Ride up to the ticket booth like you normally would and pay your fare. Remember, B.C. Ferries accepts cash and credit card, no debit, so be prepared. It is always easiest to shut your bike down when you’re at the ticket booth. It reduces noise, exhaust and makes it a little bit easier to get in and out of your wallet. The ticket vendor will then give you special instructions as to where to go (remember that priority boarding thing?). As an example, at Horseshoe Bay, they may route you up lane 83 to the top of the ramp, in front of the other cars. At smaller terminals like Earl’s Cover, where there is no attendant, just look for the sign that says “MOTORCYCLES”.
Once all the cars have disembarked from the ship, the ferry attendant will give the bikes the go ahead to load up. Simply follow the attendant’s instructions as to where you should be headed, there are always several to guide you. You will ride up to the front of the ship along the outside edge where you may, or may not, see this sign.

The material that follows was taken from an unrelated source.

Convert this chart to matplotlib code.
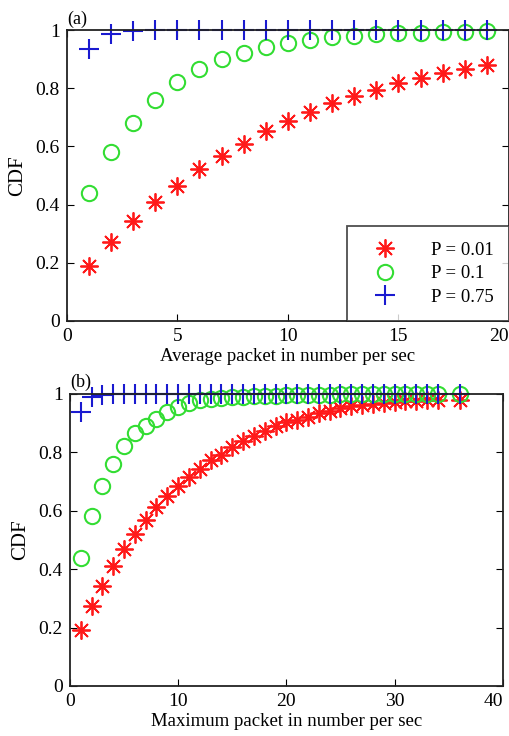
import matplotlib
matplotlib.use("Agg")
import matplotlib.pyplot as plt

plt.rcParams['font.family'] = ['Liberation Serif', 'DejaVu Serif']

# panel (a): average packet rate
avg_x = list(range(1, 20))
avg_p001 = [0.19, 0.27, 0.342, 0.41, 0.465, 0.521, 0.567, 0.61, 0.652, 0.687,
            0.718, 0.748, 0.772, 0.794, 0.818, 0.834, 0.852, 0.868, 0.879]
avg_p01 = [0.439, 0.58, 0.68, 0.76, 0.822, 0.866, 0.9, 0.922, 0.943, 0.955,
           0.965, 0.975, 0.98, 0.986, 0.989, 0.992, 0.994, 0.995, 0.996]
avg_p075 = [0.935, 0.986, 0.998, 0.999, 1.0, 1.0, 1.0, 1.0, 1.0, 1.0,
            1.0, 1.0, 1.0, 1.0, 1.0, 1.0, 1.0, 1.0, 1.0]

# panel (b): maximum packet rate
max_x = list(range(1, 35)) + [36]
max_p001 = [0.192, 0.272, 0.342, 0.409, 0.469, 0.519, 0.568, 0.612, 0.65, 0.685,
            0.716, 0.743, 0.772, 0.791, 0.817, 0.84, 0.857, 0.871, 0.888, 0.903,
            0.911, 0.922, 0.934, 0.942, 0.951, 0.957, 0.963, 0.966, 0.97, 0.972,
            0.974, 0.976, 0.977, 0.978, 0.978]
max_p01 = [0.437, 0.58, 0.685, 0.759, 0.82, 0.865, 0.89, 0.913, 0.939, 0.954,
           0.968, 0.977, 0.982, 0.985, 0.988, 0.99, 0.992, 0.993, 0.994, 0.995,
           0.996, 0.996, 0.997, 0.997, 0.998, 0.998, 0.998, 0.999, 0.999, 0.999,
           0.999, 0.999, 1.0, 1.0, 1.0]
max_p075 = [0.936, 0.989, 0.997, 0.998, 0.998, 0.998, 0.998, 0.998, 0.998, 0.998,
            0.998, 1.0, 1.0, 1.0, 1.0, 1.0, 1.0, 1.0, 1.0, 1.0,
            1.0, 1.0, 1.0, 1.0, 1.0, 1.0, 1.0, 1.0, 1.0, 1.0,
            1.0, 1.0, 1.0, 1.0, 1.0]

labels = ['P = 0.01', 'P = 0.1', 'P = 0.75']
red = '#ff1a1a'
green = '#33dd33'
blue = '#1a1ad0'


def draw(ax, x, s1, s2, s3, xticks):
    ax.plot(x, s1, linestyle='none', marker=(8, 2, 0), markersize=13,
            markeredgewidth=1.3, color=red, label=labels[0], clip_on=False)
    ax.plot(x, s2, linestyle='none', marker='o', markersize=11,
            markerfacecolor='none', markeredgewidth=1.5, color=green,
            label=labels[1], clip_on=False)
    ax.plot(x, s3, linestyle='none', marker='+', markersize=14,
            markeredgewidth=1.5, color=blue, label=labels[2], clip_on=False)
    ax.set_xlim(xticks[0], xticks[-1])
    ax.set_xticks(xticks)
    ax.set_ylim(0, 1)
    ax.set_yticks([0, 0.2, 0.4, 0.6, 0.8, 1])
    ax.set_yticklabels(['0', '0.2', '0.4', '0.6', '0.8', '1'])
    ax.tick_params(direction='in', top=True, right=True, labelsize=14, length=5, pad=5)
    # last x label sits inside the right edge, as in the original
    ax.get_xticklabels()[-1].set_horizontalalignment('right')
    for sp in ax.spines.values():
        sp.set_linewidth(1.3)
        sp.set_color('#222222')
    ax.set_ylabel('CDF', fontsize=15, labelpad=6)


fig = plt.figure(figsize=(5.1, 7.36), dpi=100)

ax1 = fig.add_axes([0.131, 0.564, 0.867, 0.395])
draw(ax1, avg_x, avg_p001, avg_p01, avg_p075, [0, 5, 10, 15, 20])
ax1.set_xlabel('Average packet in number per sec', fontsize=13.5, labelpad=2)
ax1.text(0.0, 1.008, '(a)', transform=ax1.transAxes, fontsize=13, va='bottom', ha='left')
leg = ax1.legend(loc='lower right', fontsize=13.5, frameon=True, fancybox=False,
                 borderaxespad=0, handletextpad=1.2, borderpad=0.8,
                 labelspacing=0.35, handlelength=2.5)
leg.get_frame().set_edgecolor('#222222')
leg.get_frame().set_linewidth(1.3)

ax2 = fig.add_axes([0.137, 0.068, 0.849, 0.397])
draw(ax2, max_x, max_p001, max_p01, max_p075, [0, 10, 20, 30, 40])
ax2.set_xlabel('Maximum packet in number per sec', fontsize=13.5, labelpad=2)
ax2.text(0.0, 1.008, '(b)', transform=ax2.transAxes, fontsize=13, va='bottom', ha='left')

fig.savefig('out.png', dpi=100)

If you don’t see the sign, or if it only kind of makes sense, no worries, here is what to do. Once you get up to the front simply back your bike against the rail at a 45 degree angle to the center of the ship like this and leave it in low gear.
Lean your bike onto its sidestand to stop it from falling to the left. On the ride side grab one of the wooden blocks provided (you will see them laying around behind the rail or on a rack) and slide it into the frame and under the exhaust. These will help to stop the motorcycle from falling to the right.
Now you are all set up to go enjoy the scenery, grab a coffee, or whatever it is you do on a ferry. I take lots, and lot of pictures.
When they make the announcment that you are nearing your terminal, head back down to your bike. Remove the block and start gearing up in preperation for arrival. You want to make sure to be at the motorcycle when you hit land for a couple of reasons. First, you want to be sitting on your bike so you can brace it for impact with the shorepilings. For the most part, it is no issue, but it can sometimes hit pretty hard. Better safe than sorry. Second, as mentioned before, first on, first off, so get to your bike and be ready to roll. You will probably want to fire up once you’ve hit land and the vehicle ramp is making its way down to the deck. This will give you a minute or two to warm the bike up and adjust your position out of 45 degrees to head off the ship.
That is really about all there is to it. Here are a few other things to keep in mind:
- Ride SLOWLY onto and off the ship. The metal deck is slippery. The ramps are slippery and often metal grates.
- In order to get on a ship you must arrive 10 minutes prior to departure. I recommend arriving earlier to chat with the other riders. Shoot to get there 30 minutes prior to departure to swap stories, get local info and check out the other bikes.
- Don’t leave your helmet sitting on your seat. It will end up on the ground, damaged and rolling around the car deck.
- Don’t speed leaving the ferry terminals. These areas are hot beds for police knowing people are itching to get rolling. Be smart and adhere to the 20-40 km/h posted speeds, they only last a kilometer at the most.
Hope to see you on the boat, so saddle up and ride.